I Don't Need Science to Tell Me I'm Bisexual

Impact

I remember the first time I read the word bisexual. I was 13 years old and a Google search had led me to this new label describing my sexual desires. Up until that point, I had been called either gay or straight by my peers, but neither of those terms felt quite right. My attractions were to both girls and boys, and calling myself gay or straight felt like being forced to put on an ill-fitting shirt.

After I came out, I realized that while coming out as bisexual in the straight community is difficult in its own right, coming out as bisexual in the gay and lesbian community was no easy feat either. Many people still believe bisexuality is just a pit stop to gayville.

While attitudes towards gays and lesbians have become noticeably more tolerant, bloggers who write about the issue are still deluged with biphobic commenters. Celebrities like Alan Cumming who defend the label are met with a heaping helping of skepticism.

Yet for those of us who identify as bisexual, it's no pit stop. Ironically, the legitimacy of my sexuality is being debated by those who fight for the affirmation of their own sexuality. 

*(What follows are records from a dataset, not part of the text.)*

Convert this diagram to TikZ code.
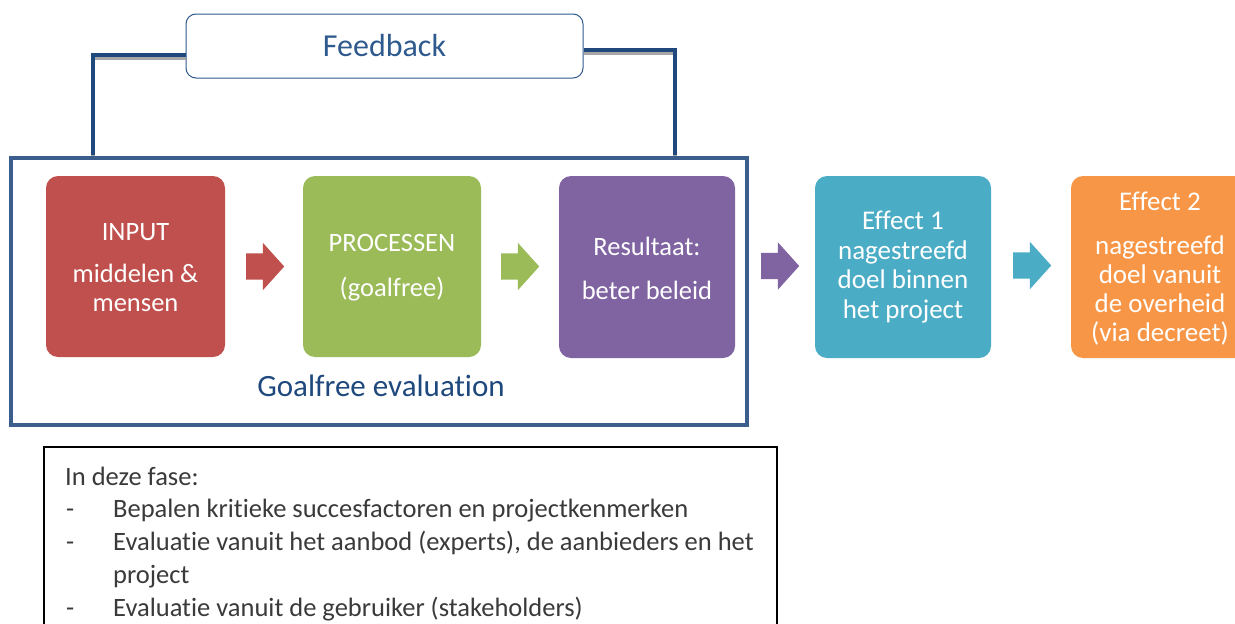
\documentclass[tikz,border=0pt]{standalone}
\usepackage{fontspec}
\setmainfont{Carlito}[Ligatures={NoCommon}]
\usetikzlibrary{shapes.arrows}
\definecolor{fbblue}{HTML}{2F5A8E}
\definecolor{lineblue}{HTML}{1F497D}
\definecolor{frameblue}{HTML}{3B5E8C}
\definecolor{cred}{HTML}{C0504D}
\definecolor{cgreen}{HTML}{9BBB59}
\definecolor{cpurple}{HTML}{8064A2}
\definecolor{cteal}{HTML}{4BACC6}
\definecolor{corange}{HTML}{F79646}
\definecolor{txtgray}{HTML}{3A3A3A}
\tikzset{
  stepbox/.style={rounded corners=12pt, draw=none},
  boxtext/.style={text=white, align=center, inner sep=0pt},
  blockarrow/.style={single arrow, draw=none, minimum height=38pt, anchor=tail,
     single arrow head extend=10.5pt, single arrow tip angle=96, inner xsep=0pt, inner ysep=13pt},
  fbline/.style={line width=4pt, lineblue},
  fbshadow/.style={line width=4pt, gray!70},
}
\begin{document}
\begin{tikzpicture}[x=1pt,y=-1pt]
\clip (0,0) rectangle (1235,624);
\fill[white] (0,0) rectangle (1235,624);

% Feedback box
\node[draw=fbblue, line width=1pt, rounded corners=10pt, minimum width=397pt, minimum height=64pt,
  text=fbblue, font=\fontsize{32}{38}\selectfont] (fb) at (384.5,46) {Feedback};

% connectors
\coordinate (la) at (93,155);
\coordinate (lc) at (93,55);
\coordinate (ra) at (675,155);
\coordinate (rc) at (675,50);
\draw[fbshadow] ([yshift=-3pt]la) -- ([yshift=-3pt]lc) -- ([yshift=-3pt]lc -| fb.west);
\draw[fbshadow] ([yshift=-3pt]rc -| fb.east) -- ([yshift=-3pt]rc) -- ([yshift=-3pt]ra);
\draw[fbline] (la) -- (lc) -- (lc -| fb.west);
\draw[fbline] (rc -| fb.east) -- (rc) -- (ra);

% frame
\draw[frameblue, line width=4pt] (11,158) rectangle (747,425);
\node[text=lineblue, font=\fontsize{31}{36}\selectfont] (gf) at (381,386) {Goalfree evaluation};

% boxes
\fill[cred, stepbox] (46,176) rectangle (225,357);
\node[boxtext, font=\fontsize{26.5}{29}\selectfont] (in) at (135.5,268) {INPUT\\[13pt]middelen \&\\mensen};
\fill[cgreen, stepbox] (303,176) rectangle (481,357);
\node[boxtext, font=\fontsize{26.5}{45}\selectfont] (pr) at (392,268) {PROCESSEN\\(goalfree)};
\fill[cpurple, stepbox] (559,176) rectangle (735,358);
\node[boxtext, font=\fontsize{26.5}{44}\selectfont] (re) at (647,268) {Resultaat:\\beter beleid};
\fill[cteal, stepbox] (815,176) rectangle (991,358);
\node[boxtext, font=\fontsize{27}{29.7}\selectfont] (e1) at (903,267) {Effect 1\\nagestreefd\\doel binnen\\het project};
\fill[corange, stepbox] (1071,176) rectangle (1250,358);
\node[boxtext, font=\fontsize{27}{29.3}\selectfont] (e2) at (1160,269) {Effect 2\\[14pt]nagestreefd\\doel vanuit\\de overheid\\(via decreet)};

% block arrows
\node[blockarrow, fill=cred] (a1) at (246,266.5) {};
\node[blockarrow, fill=cgreen] (a2) at (501,266.5) {};
\node[blockarrow, fill=cpurple] (a3) at (761,266) {};
\node[blockarrow, fill=cteal] (a4) at (1013,265.5) {};

% text box
\draw[black, line width=1.2pt] (44,640) -- (44,447) -- (777,447) -- (777,640);
\begin{scope}[text=txtgray, font=\fontsize{26.5}{30}\selectfont]
\node[anchor=base west, inner sep=0pt] (t0) at (65,485) {In deze fase:};
\node[anchor=base west, inner sep=0pt] (d1) at (66,517) {-};
\node[anchor=base west, inner sep=0pt] (t1) at (113,517) {Bepalen kritieke succesfactoren en projectkenmerken};
\node[anchor=base west, inner sep=0pt] (d2) at (66,550) {-};
\node[anchor=base west, inner sep=0pt] (t2) at (113,550) {Evaluatie vanuit het aanbod (experts), de aanbieders en het};
\node[anchor=base west, inner sep=0pt] (t3) at (113,583) {project};
\node[anchor=base west, inner sep=0pt] (d4) at (66,616) {-};
\node[anchor=base west, inner sep=0pt] (t4) at (113,616) {Evaluatie vanuit de gebruiker (stakeholders)};
\end{scope}
\end{tikzpicture}
\end{document}
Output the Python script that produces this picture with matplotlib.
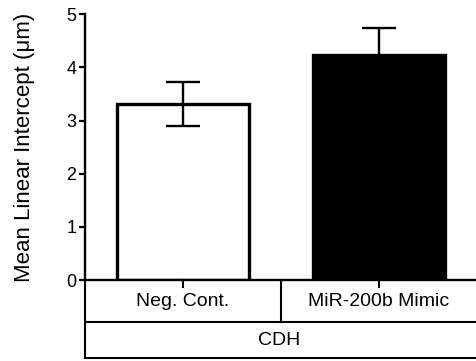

Recently the New York Times, which has a fairly spotty record on bisexuality coverage, came out with an article "The Scientific Quest to Prove Bisexuality Exists." A lengthy piece, it covers the American Institute of Bisexuality's quest to find a scientific basis for bisexual sexual orientation.

The piece itself has some good points, but is also riddled with inconsistencies. It's one thing to give bisexuals an opportunity to finally speak for themselves in a queer landscape dominated for years by lesbians and gay men — but that platform is undercut by the author's decision to also focus on an attempt to "prove" the existence of bisexuality. For example, while the writer speaks to bi advocates from the American Institute of Bisexuality, the article ultimately reserved some of the most space for coverage of Michael Bailey, a professor of psychology at Northwestern University who has spent the better part of a decade attempting to show that bisexual men don't actually exist.

Now Bailey has a new quest, in which he wants to examine "the role that sexual inhibition can play in people's sexuality." The problem with this study, which will relate to bisexuality but won't actually include any bisexual-identifying men, is that it reinforces the idea that queer people need to be scientifically justified in our identities. Not only that, it makes the assumption that sexual identities are defined by our sexual activity. 

Image Credit: What Calico Did Next

Who I date may change, but my identity as a bisexual will remain. Our sexualities encompass so much more than just the act of sex. Robyn Ochs, a bisexual activist cited in the New York Times piece, defines bisexuality by saying, "I call myself bisexual because I acknowledge that I have in myself the potential to be attracted — romantically and/or sexually — to people of more than one sex and/or gender, not necessarily at the same time, not necessarily in the same way and not necessarily to the same degree."